I know it's a sobering day for a sobering subject, but I believe it behooves every RM reader to take a look through the 1997 minutes of the Federal Reserve just released yesterday. In particular, the minutes of May 1997 deserve careful perusal. Alfred Broaddus called it “a tough meeting” because the Fed came within a hair's breadth of raisng rates ¼ point until Chairman Greenspan won the day with his productivity arguments. Here are three crucial quotes (the emphasis is mine).

From Cathy Minehan: “What if we were to tighten now by 25 basis points and we were wrong and everything started to come in at least as well as the Greenbook sees it, and maybe even a little slower? Are the costs of being wrong in that way unacceptably high? I do not think so, and one of the reasons has to do with the argument of the psychological impact on the markets. I meet with a group of investment managers on a fairly regular basis. Their discussions in recent weeks have continually focused on the availability of credit, the liquidity of the markets, and the excesses that they see everywhere, particularly when it comes to commercial real estate financing.
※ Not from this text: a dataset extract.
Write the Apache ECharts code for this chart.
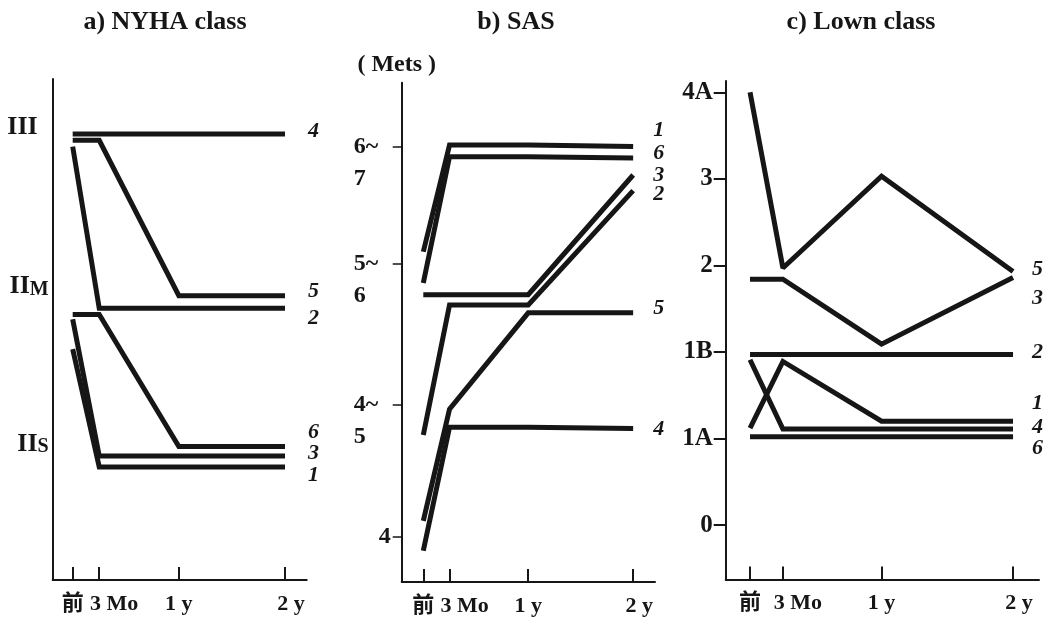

Rather than feeding a sense of caution through uncertainty about our actions, I think that not moving at this meeting or certainly not moving soon will lead to a greater level of certainty among market participants that they can persist in their excessive activities and that will feed into more speculation in the asset markets than is healthy.

From Alfred Broaddus:” With respect to productivity, I am glad that you have highlighted it today, Mr. Chairman. I think you are providing a very useful service not only to the Committee but to the country in emphasizing that we may well be in the midst of a significant increase in trend productivity growth…As always, policy is a matter of balancing the risks. Let me tell you that I recognize the risk in moving today. But I think there is also a substantial risk, in my view a greater risk, if we do not move now.

From Jerry Jordan: “For me, the policy issue is not a question of a little now or a little later. It may turn out to be a question of a little now or a whole lot later….I agree that there are a lot of similarities to the 1920s. I just do not want it to end the same way. [Laughter]

It's not funny anymore. Is there anyone who wouldn't want the decision to be redone now in historical retrospect ? And what must the Fed be thinking now?"